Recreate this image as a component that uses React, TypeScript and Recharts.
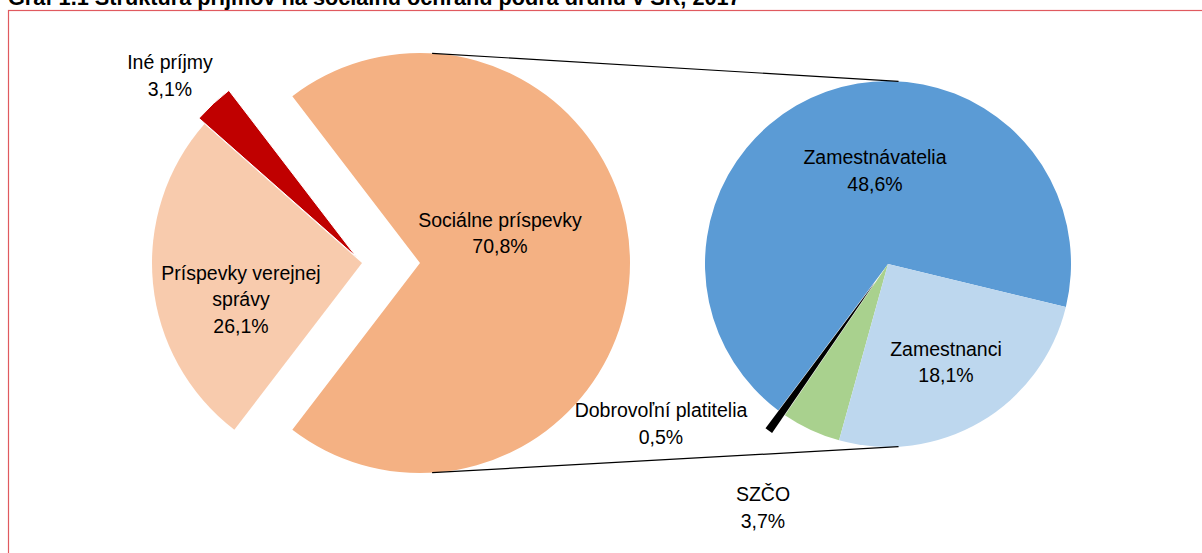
import { PieChart, Pie, Cell } from 'recharts';

// Primary pie (shares of total), listed counter-clockwise from the right-hand slice
const mainNames = ['Sociálne príspevky', 'Iné príjmy', 'Príspevky verejnej správy'];
const mainValues = [70.8, 3.1, 26.1];
const mainColors = ['#F4B183', '#C00000', '#F8CBAD'];

// Secondary pie: breakdown of Sociálne príspevky (shares of total)
const subNames = ['Zamestnávatelia', 'Dobrovoľní platitelia', 'SZČO', 'Zamestnanci'];
const subValues = [48.6, 0.5, 3.7, 18.1];
const subColors = ['#5B9BD5', '#000000', '#A9D18E', '#BDD7EE'];

const mainData = mainNames.map((name, i) => ({ name, value: mainValues[i] }));
const subData = subNames.map((name, i) => ({ name, value: subValues[i] }));

const W = 1202;
const H = 553;
const FONT = '"Liberation Sans", Arial, sans-serif';

// geometry
const MAIN = { cx: 420, cy: 263, r: 210 };
const SUB = { cx: 888, cy: 264, r: 183 };
const MAIN_SHIFT = 58; // separated slices moved left
const RED_EXPLODE = 8;
const BLACK_EXPLODE = 22;
const SUB_START = -13.6;

const mainTotal = mainValues.reduce((a, b) => a + b, 0);
const subTotal = subValues.reduce((a, b) => a + b, 0);
const mainStart = -(mainValues[0] / mainTotal) * 360 / 2;

const RAD = Math.PI / 180;

// bisector angle of slice i
function midAngle(values: number[], total: number, start: number, i: number) {
  let a = start;
  for (let k = 0; k < i; k++) a += (values[k] / total) * 360;
  return a + (values[i] / total) * 180;
}

const redMid = midAngle(mainValues, mainTotal, mainStart, 1);
const blackMid = midAngle(subValues, subTotal, SUB_START, 1);

const redCx = MAIN.cx - MAIN_SHIFT + RED_EXPLODE * Math.cos(redMid * RAD);
const redCy = MAIN.cy - RED_EXPLODE * Math.sin(redMid * RAD);
const blackCx = SUB.cx + BLACK_EXPLODE * Math.cos(blackMid * RAD);
const blackCy = SUB.cy - BLACK_EXPLODE * Math.sin(blackMid * RAD);

const labels = [
  { lines: ['Iné príjmy', '3,1%'], x: 170, y: 69 },
  { lines: ['Príspevky verejnej', 'správy', '26,1%'], x: 241, y: 279.5 },
  { lines: ['Sociálne príspevky', '70,8%'], x: 500, y: 226.5 },
  { lines: ['Zamestnávatelia', '48,6%'], x: 875, y: 164 },
  { lines: ['Zamestnanci', '18,1%'], x: 946, y: 355.5 },
  { lines: ['Dobrovoľní platitelia', '0,5%'], x: 661, y: 417 },
  { lines: ['SZČO', '3,7%'], x: 763, y: 501 },
];

const CONNECT_ANGLE = 86.7;

function Overlay() {
  const a = CONNECT_ANGLE * RAD;
  const lx = MAIN.cx + MAIN.r * Math.cos(a);
  const rx = SUB.cx + SUB.r * Math.cos(a);
  return (
    <svg
      width={W}
      height={H}
      style={{ position: 'absolute', left: 0, top: 0, pointerEvents: 'none', overflow: 'visible' }}
    >
      <rect x={8.5} y={10.5} width={1200} height={600} fill="none" stroke="#E05A5F" strokeWidth={1.2} />
      <text x={8} y={5} fontFamily={FONT} fontWeight="bold" fontSize={21.7} fill="#000">
        Graf 1.1  Štruktúra príjmov na sociálnu ochranu podľa druhu v SR, 2017
      </text>
      <line x1={lx} y1={MAIN.cy - MAIN.r * Math.sin(a)} x2={rx} y2={SUB.cy - SUB.r * Math.sin(a)} stroke="#000" strokeWidth={1.2} />
      <line x1={lx} y1={MAIN.cy + MAIN.r * Math.sin(a)} x2={rx} y2={SUB.cy + SUB.r * Math.sin(a)} stroke="#000" strokeWidth={1.2} />
      {labels.map((l, i) => (
        <text key={i} textAnchor="middle" fontFamily={FONT} fontSize={19.5} fill="#000">
          {l.lines.map((t, j) => (
            <tspan key={j} x={l.x} y={l.y + j * 26.6}>
              {t}
            </tspan>
          ))}
        </text>
      ))}
    </svg>
  );
}

function layer(colors: string[], show: number, stroke?: string) {
  return colors.map((c, i) => (
    <Cell
      key={`c-${i}`}
      fill={i === show ? c : 'none'}
      stroke={i === show && stroke ? stroke : 'none'}
      strokeWidth={1}
    />
  ));
}

export default function App() {
  return (
    <div style={{ position: 'absolute', left: 0, top: 0, width: W, height: H, background: '#fff' }}>
      <PieChart width={W} height={H} margin={{ top: 0, right: 0, bottom: 0, left: 0 }}>
        <Pie
          data={mainData}
          dataKey="value"
          cx={MAIN.cx}
          cy={MAIN.cy}
          outerRadius={MAIN.r}
          startAngle={mainStart}
          endAngle={mainStart + 360}
          isAnimationActive={false}
        >
          {layer(mainColors, 0)}
        </Pie>
        <Pie
          data={mainData}
          dataKey="value"
          cx={MAIN.cx - MAIN_SHIFT}
          cy={MAIN.cy}
          outerRadius={MAIN.r}
          startAngle={mainStart}
          endAngle={mainStart + 360}
          isAnimationActive={false}
        >
          {layer(mainColors, 2)}
        </Pie>
        <Pie
          data={mainData}
          dataKey="value"
          cx={redCx}
          cy={redCy}
          outerRadius={MAIN.r}
          startAngle={mainStart}
          endAngle={mainStart + 360}
          isAnimationActive={false}
        >
          {layer(mainColors, 1, '#fff')}
        </Pie>
        <Pie
          data={subData}
          dataKey="value"
          cx={SUB.cx}
          cy={SUB.cy}
          outerRadius={SUB.r}
          startAngle={SUB_START}
          endAngle={SUB_START + 360}
          isAnimationActive={false}
          stroke="none"
        >
          {subColors.map((c, i) => (
            <Cell key={`s-${i}`} fill={i === 1 ? 'none' : c} stroke="none" />
          ))}
        </Pie>
        <Pie
          data={subData}
          dataKey="value"
          cx={blackCx}
          cy={blackCy}
          outerRadius={SUB.r}
          startAngle={SUB_START}
          endAngle={SUB_START + 360}
          isAnimationActive={false}
        >
          {layer(subColors, 1)}
        </Pie>
      </PieChart>
      <Overlay />
    </div>
  );
}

------------------------------------------------

▶ **Written request**:
Reproduce the material word for word. Any pictures should be left out of the copy.

▶ **Output**:
Recreate this image as a component that uses React, TypeScript and Recharts.
import { PieChart, Pie, Cell } from 'recharts';

// Primary pie (shares of total), listed counter-clockwise from the right-hand slice
const mainNames = ['Sociálne príspevky', 'Iné príjmy', 'Príspevky verejnej správy'];
const mainValues = [70.8, 3.1, 26.1];
const mainColors = ['#F4B183', '#C00000', '#F8CBAD'];

// Secondary pie: breakdown of Sociálne príspevky (shares of total)
const subNames = ['Zamestnávatelia', 'Dobrovoľní platitelia', 'SZČO', 'Zamestnanci'];
const subValues = [48.6, 0.5, 3.7, 18.1];
const subColors = ['#5B9BD5', '#000000', '#A9D18E', '#BDD7EE'];

const mainData = mainNames.map((name, i) => ({ name, value: mainValues[i] }));
const subData = subNames.map((name, i) => ({ name, value: subValues[i] }));

const W = 1202;
const H = 553;
const FONT = '"Liberation Sans", Arial, sans-serif';

// geometry
const MAIN = { cx: 420, cy: 263, r: 210 };
const SUB = { cx: 888, cy: 264, r: 183 };
const MAIN_SHIFT = 58; // separated slices moved left
const RED_EXPLODE = 8;
const BLACK_EXPLODE = 22;
const SUB_START = -13.6;

const mainTotal = mainValues.reduce((a, b) => a + b, 0);
const subTotal = subValues.reduce((a, b) => a + b, 0);
const mainStart = -(mainValues[0] / mainTotal) * 360 / 2;

const RAD = Math.PI / 180;

// bisector angle of slice i
function midAngle(values: number[], total: number, start: number, i: number) {
  let a = start;
  for (let k = 0; k < i; k++) a += (values[k] / total) * 360;
  return a + (values[i] / total) * 180;
}

const redMid = midAngle(mainValues, mainTotal, mainStart, 1);
const blackMid = midAngle(subValues, subTotal, SUB_START, 1);

const redCx = MAIN.cx - MAIN_SHIFT + RED_EXPLODE * Math.cos(redMid * RAD);
const redCy = MAIN.cy - RED_EXPLODE * Math.sin(redMid * RAD);
const blackCx = SUB.cx + BLACK_EXPLODE * Math.cos(blackMid * RAD);
const blackCy = SUB.cy - BLACK_EXPLODE * Math.sin(blackMid * RAD);

const labels = [
  { lines: ['Iné príjmy', '3,1%'], x: 170, y: 69 },
  { lines: ['Príspevky verejnej', 'správy', '26,1%'], x: 241, y: 279.5 },
  { lines: ['Sociálne príspevky', '70,8%'], x: 500, y: 226.5 },
  { lines: ['Zamestnávatelia', '48,6%'], x: 875, y: 164 },
  { lines: ['Zamestnanci', '18,1%'], x: 946, y: 355.5 },
  { lines: ['Dobrovoľní platitelia', '0,5%'], x: 661, y: 417 },
  { lines: ['SZČO', '3,7%'], x: 763, y: 501 },
];

const CONNECT_ANGLE = 86.7;

function Overlay() {
  const a = CONNECT_ANGLE * RAD;
  const lx = MAIN.cx + MAIN.r * Math.cos(a);
  const rx = SUB.cx + SUB.r * Math.cos(a);
  return (
    <svg
      width={W}
      height={H}
      style={{ position: 'absolute', left: 0, top: 0, pointerEvents: 'none', overflow: 'visible' }}
    >
      <rect x={8.5} y={10.5} width={1200} height={600} fill="none" stroke="#E05A5F" strokeWidth={1.2} />
      <text x={8} y={5} fontFamily={FONT} fontWeight="bold" fontSize={21.7} fill="#000">
        Graf 1.1  Štruktúra príjmov na sociálnu ochranu podľa druhu v SR, 2017
      </text>
      <line x1={lx} y1={MAIN.cy - MAIN.r * Math.sin(a)} x2={rx} y2={SUB.cy - SUB.r * Math.sin(a)} stroke="#000" strokeWidth={1.2} />
      <line x1={lx} y1={MAIN.cy + MAIN.r * Math.sin(a)} x2={rx} y2={SUB.cy + SUB.r * Math.sin(a)} stroke="#000" strokeWidth={1.2} />
      {labels.map((l, i) => (
        <text key={i} textAnchor="middle" fontFamily={FONT} fontSize={19.5} fill="#000">
          {l.lines.map((t, j) => (
            <tspan key={j} x={l.x} y={l.y + j * 26.6}>
              {t}
            </tspan>
          ))}
        </text>
      ))}
    </svg>
  );
}

function layer(colors: string[], show: number, stroke?: string) {
  return colors.map((c, i) => (
    <Cell
      key={`c-${i}`}
      fill={i === show ? c : 'none'}
      stroke={i === show && stroke ? stroke : 'none'}
      strokeWidth={1}
    />
  ));
}

export default function App() {
  return (
    <div style={{ position: 'absolute', left: 0, top: 0, width: W, height: H, background: '#fff' }}>
      <PieChart width={W} height={H} margin={{ top: 0, right: 0, bottom: 0, left: 0 }}>
        <Pie
          data={mainData}
          dataKey="value"
          cx={MAIN.cx}
          cy={MAIN.cy}
          outerRadius={MAIN.r}
          startAngle={mainStart}
          endAngle={mainStart + 360}
          isAnimationActive={false}
        >
          {layer(mainColors, 0)}
        </Pie>
        <Pie
          data={mainData}
          dataKey="value"
          cx={MAIN.cx - MAIN_SHIFT}
          cy={MAIN.cy}
          outerRadius={MAIN.r}
          startAngle={mainStart}
          endAngle={mainStart + 360}
          isAnimationActive={false}
        >
          {layer(mainColors, 2)}
        </Pie>
        <Pie
          data={mainData}
          dataKey="value"
          cx={redCx}
          cy={redCy}
          outerRadius={MAIN.r}
          startAngle={mainStart}
          endAngle={mainStart + 360}
          isAnimationActive={false}
        >
          {layer(mainColors, 1, '#fff')}
        </Pie>
        <Pie
          data={subData}
          dataKey="value"
          cx={SUB.cx}
          cy={SUB.cy}
          outerRadius={SUB.r}
          startAngle={SUB_START}
          endAngle={SUB_START + 360}
          isAnimationActive={false}
          stroke="none"
        >
          {subColors.map((c, i) => (
            <Cell key={`s-${i}`} fill={i === 1 ? 'none' : c} stroke="none" />
          ))}
        </Pie>
        <Pie
          data={subData}
          dataKey="value"
          cx={blackCx}
          cy={blackCy}
          outerRadius={SUB.r}
          startAngle={SUB_START}
          endAngle={SUB_START + 360}
          isAnimationActive={false}
        >
          {layer(subColors, 1)}
        </Pie>
      </PieChart>
      <Overlay />
    </div>
  );
}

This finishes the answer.